Hello, how do you say this sentence in your language? Thanks

To be born as Slav is gift from God.

Czech: Narodit se jako Slovan je dar od Boha.


----------



## Azori

Slovak: Narodiť sa ako Slovan je dar / darom od Boha.


----------



## Gnoj

Macedonian:
Да се биде роден како Словен е дар од Бога.
Da se bide roden kako Sloven e dar od Boga.

or
Да се родиш Словен е дар од Бога.
Da se rodiš Sloven e dar od Boga.


----------



## TriglavNationalPark

Slovenian:

Roditi se kot Slovan je božje darilo.

Roditi se kot Slovan je darilo (od) Boga.


----------



## Kartof

Bulgarian: 

Да си роден Славиян е дар от Бога.
Da si roden Slavijan e dar ot Boga.


----------



## Gnoj

Kartof said:


> Bulgarian:
> 
> Да си роден Славиян е дар от Бога.
> Da si roden Slavijan e dar ot Boga.



Shouldn't it be _*с*лав*я*н*ин *_(slavjanin)?


----------



## Kartof

Gnoj said:


> Shouldn't it be _*с*лав*я*н*ин *_(slavjanin)?

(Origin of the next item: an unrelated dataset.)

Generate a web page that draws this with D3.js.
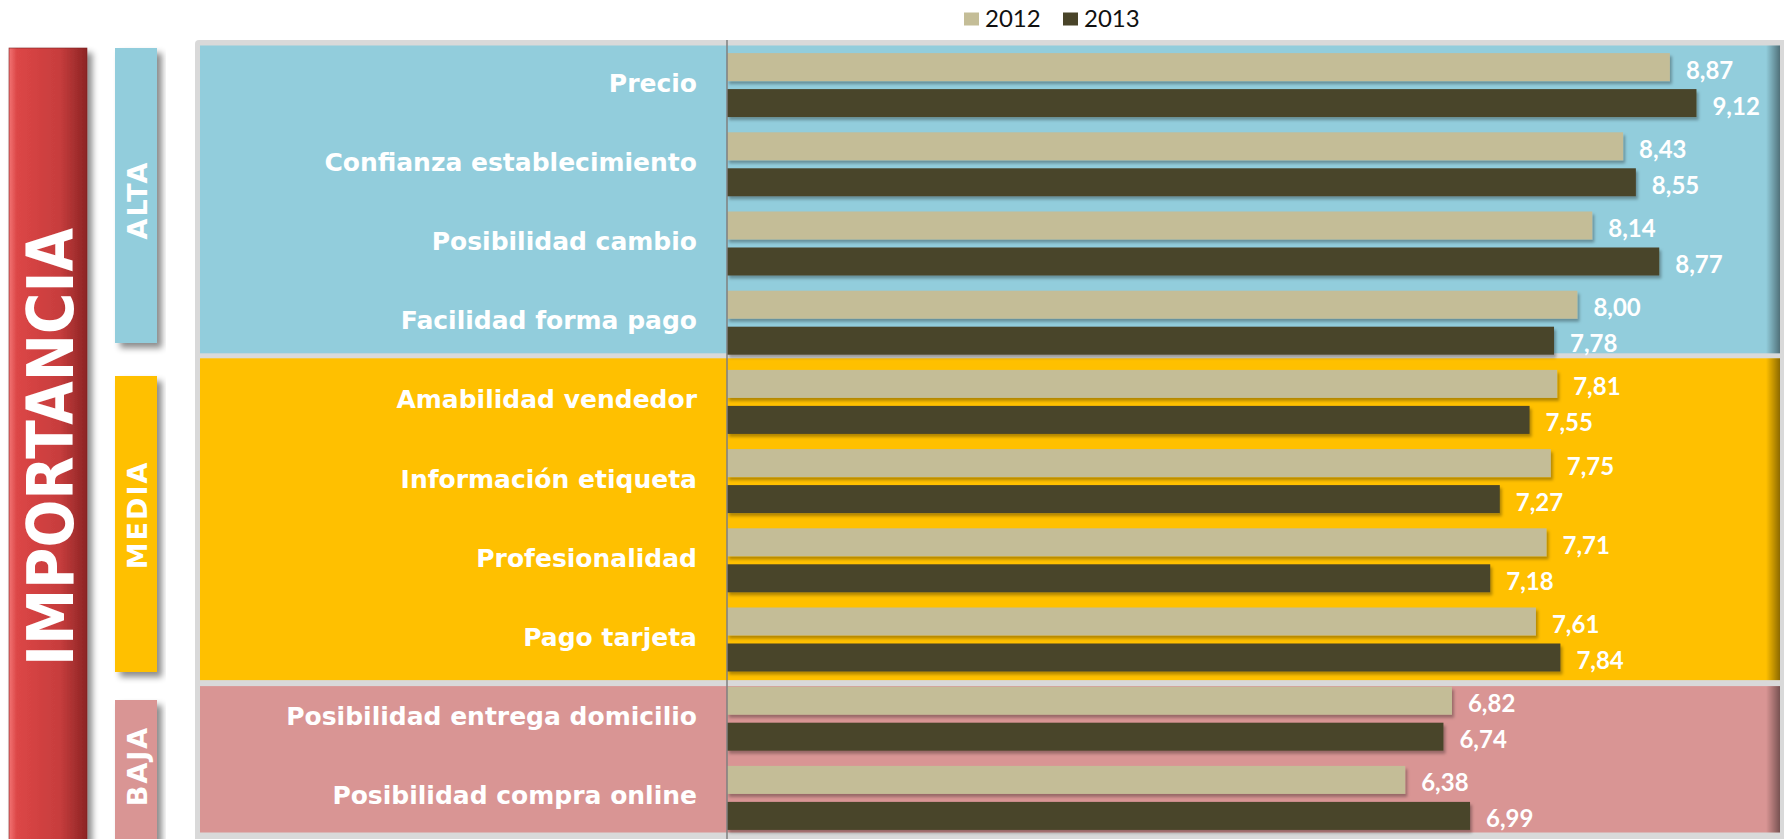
<!DOCTYPE html>
<html>
<head>
<meta charset="utf-8">
<script src="https://cdn.jsdelivr.net/npm/d3@7.9.0/dist/d3.min.js"></script>
<style>
  html, body { margin: 0; padding: 0; background: #fff; }
  svg { display: block; font-family: Lato, "Open Sans", sans-serif; }
</style>
</head>
<body>
<svg id="chart" width="1784" height="839"></svg>
<script>
// data
const categories = ["Precio", "Confianza establecimiento", "Posibilidad cambio", "Facilidad forma pago",
  "Amabilidad vendedor", "Información etiqueta", "Profesionalidad", "Pago tarjeta",
  "Posibilidad entrega domicilio", "Posibilidad compra online"];
const values2012 = [8.87, 8.43, 8.14, 8.00, 7.81, 7.75, 7.71, 7.61, 6.82, 6.38];
const values2013 = [9.12, 8.55, 8.77, 7.78, 7.55, 7.27, 7.18, 7.84, 6.74, 6.99];
const years = ["2012", "2013"];
const groupNames = ["ALTA", "MEDIA", "BAJA"];
const groupSizes = [4, 4, 2];
const sideTitle = "IMPORTANCIA";

const yearColors = { "2012": "#c4bd97", "2013": "#494429" };
const groupColors = ["#92cddc", "#ffc000", "#d99594"];
const boldFont = '"DejaVu Sans", sans-serif';

const svg = d3.select('#chart');
const defs = svg.append('defs');

// drop shadow for bars / boxes
function shadow(id, dx, dy, blur, op) {
  let f = defs.append('filter').attr('id', id)
    .attr('x', '-10%').attr('y', '-20%').attr('width', '130%').attr('height', '160%');
  f.append('feDropShadow').attr('dx', dx).attr('dy', dy)
    .attr('stdDeviation', blur).attr('flood-color', '#000').attr('flood-opacity', op);
}
shadow('barShadow', 2, 3, 1.5, 0.3);
shadow('boxShadow', 5, 5, 3, 0.45);

let redGrad = defs.append('linearGradient').attr('id', 'redGrad');
redGrad.append('stop').attr('offset', '0%').attr('stop-color', '#f27474');
redGrad.append('stop').attr('offset', '10%').attr('stop-color', '#dc4646');
redGrad.append('stop').attr('offset', '65%').attr('stop-color', '#c73d3d');
redGrad.append('stop').attr('offset', '100%').attr('stop-color', '#8c2424');

let edgeGrad = defs.append('linearGradient').attr('id', 'edgeGrad');
edgeGrad.append('stop').attr('offset', '0%').attr('stop-color', '#000').attr('stop-opacity', 0);
edgeGrad.append('stop').attr('offset', '100%').attr('stop-color', '#000').attr('stop-opacity', 0.45);

const x = d3.scaleLinear().domain([0, 10]).range([727, 1790]);
const y = d3.scaleBand().domain(categories).range([45.5, 837.5]).padding(0);
const yInner = d3.scaleBand().domain(years).range([7.6, 71.6]).paddingInner(0.222);

// legend
const legend = svg.append('g');
years.forEach((yr, i) => {
  let lx = 964 + i * 99;
  legend.append('rect').attr('x', lx).attr('y', 12.5).attr('width', 15).attr('height', 13)
    .attr('fill', yearColors[yr]);
  legend.append('text').attr('x', lx + 21).attr('y', 27).attr('font-size', 24)
    .attr('fill', '#111').text(yr);
});

// big red side bar
svg.append('rect').attr('x', 9).attr('y', 48).attr('width', 78).attr('height', 820)
  .attr('fill', 'url(#redGrad)').attr('stroke', '#7a1f1f').attr('stroke-width', 0.6)
  .attr('filter', 'url(#boxShadow)');
svg.append('text')
  .attr('transform', 'translate(73,447) rotate(-90)')
  .attr('text-anchor', 'middle').attr('font-size', 64).attr('font-weight', 700)
  .style('font-family', boldFont)
  .attr('fill', '#fff').attr('textLength', 438).attr('lengthAdjust', 'spacingAndGlyphs')
  .text(sideTitle);

// panel frame
svg.append('rect').attr('x', 195).attr('y', 40).attr('width', 1600).attr('height', 820)
  .attr('rx', 4).attr('fill', '#d9d9d9');

// group bands
const groupPad = [[0, -9], [-4, 1], [7, -5]];
const boxSpan = [[48, 343], [376, 672], [700, 870]];
const labelCy = [200, 515, 766];
let start = 0;
groupNames.forEach((g, gi) => {
  let first = categories[start];
  let last = categories[start + groupSizes[gi] - 1];
  let y0 = y(first) + groupPad[gi][0];
  let y1 = y(last) + y.step() + groupPad[gi][1];
  svg.append('rect').attr('x', 200).attr('y', y0).attr('width', 1580).attr('height', y1 - y0)
    .attr('fill', groupColors[gi]);
  svg.append('rect').attr('x', 1766).attr('y', y0).attr('width', 14).attr('height', y1 - y0)
    .attr('fill', 'url(#edgeGrad)');

  // label box at the left
  let b = boxSpan[gi];
  svg.append('rect').attr('x', 115).attr('y', b[0]).attr('width', 42).attr('height', b[1] - b[0])
    .attr('fill', groupColors[gi]).attr('filter', 'url(#boxShadow)');
  svg.append('text')
    .attr('transform', `translate(147,${labelCy[gi]}) rotate(-90)`)
    .attr('text-anchor', 'middle').attr('font-size', 27).attr('font-weight', 700)
    .style('font-family', boldFont)
    .attr('letter-spacing', 2).attr('fill', '#fff').text(g);
  start += groupSizes[gi];
});

// category labels
svg.append('g').selectAll('text').data(categories).join('text')
  .attr('x', 697).attr('y', d => y(d) + y.step() / 2 - 2)
  .attr('text-anchor', 'end').attr('dominant-baseline', 'central')
  .style('font-family', boldFont)
  .attr('font-size', 25).attr('font-weight', 700).attr('fill', '#fff')
  .text(d => d);

// bars
const rows = [];
categories.forEach((c, i) => {
  rows.push({ cat: c, year: "2012", value: values2012[i] });
  rows.push({ cat: c, year: "2013", value: values2013[i] });
});

svg.append('g').selectAll('rect').data(rows).join('rect')
  .attr('x', x(0))
  .attr('y', d => y(d.cat) + yInner(d.year))
  .attr('width', d => x(d.value) - x(0))
  .attr('height', yInner.bandwidth())
  .attr('fill', d => yearColors[d.year])
  .attr('filter', 'url(#barShadow)');

svg.append('g').selectAll('text').data(rows).join('text')
  .attr('x', d => x(d.value) + 16)
  .attr('y', d => y(d.cat) + yInner(d.year) + yInner.bandwidth() / 2 + 2)
  .attr('dominant-baseline', 'central')
  .attr('font-size', 24).attr('font-weight', 700).attr('fill', '#fff')
  .text(d => d.value.toFixed(2).replace('.', ','));

// vertical axis line
svg.append('line').attr('x1', x(0)).attr('x2', x(0)).attr('y1', 40).attr('y2', 839)
  .attr('stroke', '#7f7f7f').attr('stroke-width', 1.5);
</script>
</body>
</html>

Yea, it should be.  Sorry, it was late and I didn't read it over.


----------



## fdb

English: ....is a gift....


----------



## Gnoj

BCS:
Serbian: Roditi se kao Sloven je dar od Boga
Croatian: Roditi se kao Slaven je dar od Boga


----------



## Gergana

Bulgarian: *Да си роден славянин е дар од Бога./Да се родиш славянин е дар от Бога.*


----------



## Kosarar

Ukrainian: Народитися слов'янином - дар від Бога.
Russian: Родиться славянином - дар Божий.


----------